Five Swiss appeared in a Geneva court on Monday charged with money laundering in connection with France’s Elf Aquitaine bribery scandal.
They are accused of overseeing illegal transfers of SFr46 million ($36 million) from Liechtenstein to Switzerland and face up to five years in jail.
Fifty witnesses are expected to testify during the trial, which is due to last two weeks.
The five accused – four men and one woman – allegedly acted on behalf of former Elf director Alfred Sirven, who was sentenced to five years in jail by a French court in November.
He was found guilty of embezzling funds from the former state-owned oil giant for the purposes of bribery.

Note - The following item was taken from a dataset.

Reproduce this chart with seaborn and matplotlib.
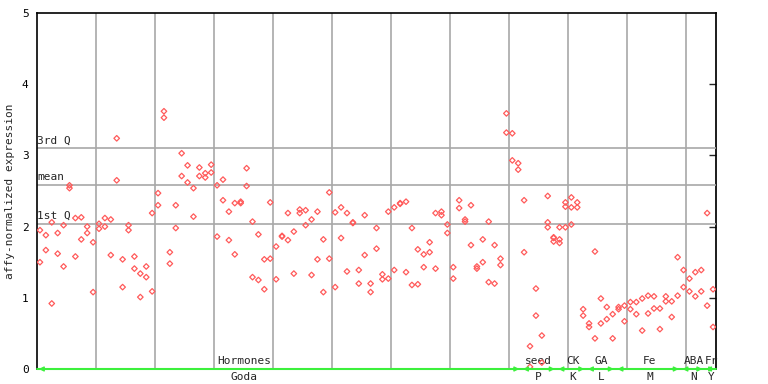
"""Expression scatter: replicate values per sample with group brackets along the x axis."""

import matplotlib

matplotlib.use("Agg")
import matplotlib.pyplot as plt  # noqa: E402
import pandas as pd  # noqa: E402
import seaborn as sns  # noqa: E402

# two replicate values per sample (115 samples)
rep_a = [
    1.95, 1.88, 2.06, 1.91, 2.02, 2.58, 2.12, 2.13, 2.00, 1.78,
    2.04, 2.12, 2.10, 3.24, 1.54, 2.02, 1.58, 1.34, 1.44, 2.19,
    2.47, 3.62, 1.64, 2.30, 3.03, 2.86, 2.54, 2.83, 2.75, 2.87,
    2.58, 2.66, 2.21, 2.33, 2.35, 2.82, 2.07, 1.89, 1.54, 2.34,
    1.72, 1.86, 2.19, 1.93, 2.24, 2.23, 2.10, 2.21, 1.82, 2.48,
    2.20, 2.27, 2.19, 2.05, 1.39, 2.16, 1.20, 1.98, 1.33, 2.21,
    2.27, 2.32, 2.35, 1.98, 1.68, 1.61, 1.78, 2.19, 2.21, 2.03,
    1.43, 2.37, 2.10, 2.30, 1.44, 1.82, 2.07, 1.74, 1.55, 3.59,
    3.31, 2.89, 2.37, 0.32, 1.13, 0.47, 2.43, 1.84, 1.99, 2.34,
    2.41, 2.34, 0.84, 0.64, 1.65, 0.99, 0.87, 0.77, 0.87, 0.89,
    0.94, 0.94, 0.99, 1.03, 1.02, 0.85, 1.02, 0.95, 1.57, 1.39,
    1.27, 1.36, 1.39, 2.19, 1.12,
]
rep_b = [
    1.50, 1.67, 0.92, 1.62, 1.44, 2.54, 1.58, 1.82, 1.91, 1.08,
    1.97, 2.00, 1.60, 2.65, 1.15, 1.95, 1.41, 1.01, 1.29, 1.09,
    2.30, 3.53, 1.48, 1.98, 2.71, 2.62, 2.14, 2.71, 2.69, 2.76,
    1.86, 2.37, 1.81, 1.61, 2.33, 2.57, 1.29, 1.25, 1.12, 1.55,
    1.26, 1.87, 1.81, 1.34, 2.19, 2.02, 1.32, 1.54, 1.08, 1.55,
    1.15, 1.84, 1.37, 2.06, 1.20, 1.60, 1.08, 1.69, 1.26, 1.27,
    1.39, 2.33, 1.36, 1.18, 1.19, 1.43, 1.64, 1.41, 2.16, 1.91,
    1.27, 2.26, 2.07, 1.74, 1.41, 1.50, 1.22, 1.20, 1.46, 3.32,
    2.93, 2.80, 1.64, 0.03, 0.75, 0.09, 2.06, 1.85, 1.82, 2.28,
    2.27, 2.27, 0.75, 0.59, 0.43, 0.64, 0.70, 0.43, 0.84, 0.67,
    0.84, 0.77, 0.54, 0.78, 0.85, 0.56, 0.95, 0.73, 1.03, 1.15,
    1.09, 1.02, 1.09, 0.89, 0.59,
]
# a few samples carry a third replicate
rep_c_idx = [86, 87, 88, 89, 90]
rep_c = [1.99, 1.79, 1.77, 1.99, 2.03]

q3_val, mean_val, q1_val = 3.10, 2.58, 2.04

group_top = ["Hormones", "seed", "CK", "GA", "Fe", "ABA", "Fr"]
group_bottom = ["Goda", "P", "K", "L", "M", "N", "Y"]
group_start = [0, 82, 88, 93, 98, 109, 113]
group_end = [81, 87, 92, 97, 108, 112, 114]
label_pos = [34.6, 84.4, 90.3, 95.1, 103.3, 110.7, 113.7]

n = len(rep_a)
df = pd.concat(
    [
        pd.DataFrame({"sample": range(n), "value": rep_a}),
        pd.DataFrame({"sample": range(n), "value": rep_b}),
        pd.DataFrame({"sample": rep_c_idx, "value": rep_c}),
    ],
    ignore_index=True,
)

sns.set_theme(style="white")
plt.rcParams["font.family"] = ["DejaVu Sans Mono", "DejaVu Sans"]

RED = "#ff5a5a"
GREEN = "#3cf03c"
GRID = "#a8a8a8"

fig = plt.figure(figsize=(7.68, 3.84), dpi=100)
ax = fig.add_axes([37 / 768, 15 / 384, 679 / 768, 356 / 384])

# vertical separators every 10 samples, quartile lines across
for xb in range(10, n, 10):
    ax.axvline(xb - 0.5, color=GRID, lw=1.2, zorder=1)
for yv, txt in [(q3_val, "3rd Q"), (mean_val, "mean"), (q1_val, "1st Q")]:
    ax.axhline(yv, color=GRID, lw=1.2, zorder=1)
    ax.text(-0.45, yv + 0.04, txt, fontsize=8, ha="left", va="bottom", zorder=3)

sns.scatterplot(
    data=df, x="sample", y="value", ax=ax, marker="D", s=8,
    facecolor="none", edgecolor=RED, linewidth=0.9, zorder=4, legend=False,
)

ax.set_xlim(-0.5, n - 0.5)
ax.set_ylim(0, 5)
ax.set_xticks([])
ax.set_yticks(range(6))
ax.tick_params(axis="y", direction="out", length=4, width=1, labelsize=8,
               pad=2, colors="black")
ax.set_xlabel("")
ax.set_ylabel("affy-normalized expression", fontsize=8)
ax.yaxis.set_label_coords(-0.033, 0.5)

right = ax.secondary_yaxis("right")
right.set_yticks(range(1, 5))
right.tick_params(direction="in", length=5, width=1, labelright=False)
right.spines["right"].set_color("black")

for side in ["left", "top", "right", "bottom"]:
    ax.spines[side].set_color("black")
    ax.spines[side].set_linewidth(1.2)
ax.spines["right"].set_visible(False)

# green group brackets along y = 0, with names above and below
ax.axhline(0, color=GREEN, lw=1.5, zorder=5, clip_on=False)
for s0, s1 in zip(group_start, group_end):
    ax.annotate(
        "", xy=(s0 - 0.2, 0), xytext=(s1 + 0.2, 0),
        arrowprops=dict(arrowstyle="<|-|>", color=GREEN, lw=1.0,
                        mutation_scale=7, shrinkA=0, shrinkB=0),
        annotation_clip=False, zorder=6,
    )
for xp, top, bottom in zip(label_pos, group_top, group_bottom):
    ax.annotate(top, xy=(xp, 0), xycoords=("data", "axes fraction"),
                xytext=(0, 2), textcoords="offset points",
                ha="center", va="bottom", fontsize=8, annotation_clip=False)
    ax.annotate(bottom, xy=(xp, 0), xycoords=("data", "axes fraction"),
                xytext=(0, -2), textcoords="offset points",
                ha="center", va="top", fontsize=8, annotation_clip=False)

fig.savefig("out.png", dpi=100)
plt.close(fig)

According to the indictment, "defendants engaged in deliberate acts to prevent identification of the source, discovery or confiscation of large sums of money they knew or had reason to believe were the proceeds of a criminal act".
Court documents allege that millions of francs were transferred from Liechtenstein to Switzerland via “a complex financial network”.
The Swiss authorities seized SFr11 million in spring 2001 following lengthy investigations.
While the Geneva-based office of Elf Aquitaine International lies at the centre of the investigation, Geneva was not the only Swiss city through which money allegedly flowed.
Funds reportedly passed through Lausanne, Zurich and Lugano, most of them ending up in Liechtenstein.
Sirven, 77, who was released on bail in May pending an appeal next month, has been called to testify in the Geneva case.
Lawyer Christian Lüscher, who is representing one of the accused, said he also wanted to question former Elf chairman Loïk Le Floch-Prigent and former senior executive André Tarallo, who were jailed last year along with Sirven.
All three were among 37 people accused of embezzling around SFr450 million from the oil firm from the late 1980s to the early 1990s.
A French court heard that part of the money was used to pay bribes to secure contracts abroad.
The scandal spawned the biggest corruption trial in French history and touched the highest echelons of the country’s political elite.
Former French foreign minister Roland Dumas was sentenced to two years in jail in 2001 for receiving bribes from Elf, but later cleared on appeal.
“The advantage of this trial taking place in Switzerland is that it does not fall under the Official Secrets Act [of France],” said Lüscher. “It will therefore be possible to get to the bottom of the Elf affair.”
This is not the first time that the Swiss justice authorities have conducted inquiries related to the Elf corruption affair.
Swiss prosecutors were also asked to assist an investigation into the 1992 sale of the Leuna oil refinery, which was located in the former East Germany, to Elf.
It was alleged that bribes from the French company passed through Swiss bank accounts and were paid to German politicians.
German prosecutors said in 2001 that the Swiss were unable to provide evidence of corruption.
In July the same year Switzerland froze SFr800 million in suspected bribes allegedly channelled from Elf to help another French firm land a controversial contract to supply Taiwan with six frigates in 1991.
The case, which opened in Geneva on Monday, is linked to a major corruption case involving the former French state-owned oil firm, Elf Aquitaine.
The Swiss authorities tracked money from former Elf director Alfred Sirven from Liechtenstein and Switzerland.
They have accused five Swiss of acting on behalf of Sirven and laundering SFr46 million.
The Swiss investigation lasted four years.